I bet there's a secret weapon of mass indexation in that crate.
Very clever!
This is a good post for SEOs, but for those newbies that are trying to wrap their heads around this stuff, having 7 gradients of indexing is a little daunting.
Completely agree with the #of pages that received at least one visit from a search engine each month - really useful to have for large sites that are always growing.
Also agree with Bill Marshall - more discussion on indexing would be great!
Happy Anniversary & Kudos for your commitment to blog!
One line summary:
Link juice is the lifeline of crawl frequency, crawl depth & indexing merit. ( and oh may I add frequency of content change and content uniqueness..)
-AD
So I have an e-commerce client that is stuck in D mode "Stored in a specialized/Vertical Index Only". Any suggestions on how to additionally get them into the main index? We provide Google with a feed to Froogle and have connected the sitemap in the Webmaster tools.
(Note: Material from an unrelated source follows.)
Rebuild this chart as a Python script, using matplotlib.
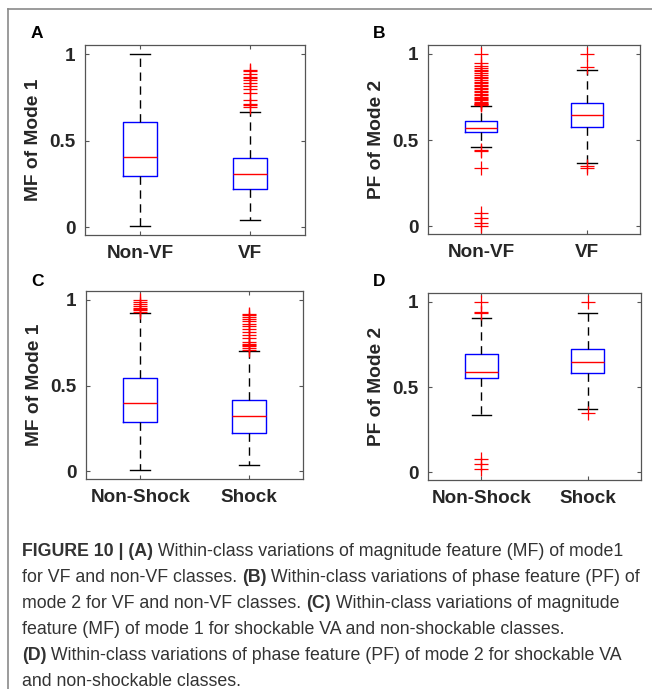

Great simple easy to understand post ! Thanks
However amongst the list, where and how would 301s and 302s fit in? does 302 hold much impact although they are temp re-directs? What about 301s will the crawler really see it as a perm re-direct or will it judge according to the 301 status it has?
Love the graphic!
Bot behaviour data supports what you've posted. I'm tracking bot activity on a number of sites and have noticed that although Google is visiting us several hundred times a day, for our more established site (over 10yrs old) any new pages we post gets crawled and immediately indexed. As for the recently launched sites, although bot activity is present, indexing is another matter where only a small percentage of pages are kept in the index.
This type of indexing behaviour is really apparent in newer sites where number of indexed pages fluctuate on a daily basis.
I sometimes forget how complicated the indexes are. Thanks for re-teaching me.
Does anyone know how to setup the "# of pages that received at least one visit from search engine X" metric in Google Analytics? I'm new to GA and SEO, so please pardon my ignorance.
Hi EndingPop
one way to see this is to go into a report,
select >Traffic Sources
select > Search Engines
then in the 'dimension' drop-down select > Landing Page
You'll get a report titled something like "Search sent 14,282 total visits via 571 landing pages", and of course detail on those visits.
If you're running any pay-per-click campaigns you'll also need to hit the 'Non-Paid' link to filter them out.
Michael
Thanks for your help, stream!
Anyone tried to create any relations between # of pages that received at least one visit X # of pages indexed by Google (using site: operator) ?
Not exactly, but depending on why you want to do that, this might help you anyway....
For a site that's always growing (or shrinking) in pages, # pages yielding organic traffic won't give you the whole picture as far as trending is concerned.
But you can take that metric and turn it into a KPI (key performance indicator) by relating it to the raw number of pages in your site to get % pages yielding organic traffic. Then you can watch the percentage trending to see if your ability to get pages indexed is getting better or worse which is probably a better measure of SEO performance.
Admittedly that's not directly related to the # pages indexed by Google (as you mentioned) but you may find it useful. What exactly was it you were trying to understand by relating those two things?
i liked the post and the grading system i dont know why everyone is making comments about the grading i could tell what you meant
i know this will knock me even farther from my 100 points but why the thumbs down on this? my other post got 2 downs two and i dont get it
If there is a outlink,index later or not! Page with outlink(point other sites) be indexed maybe have high rank.so internal page without outlink will be indexed faster.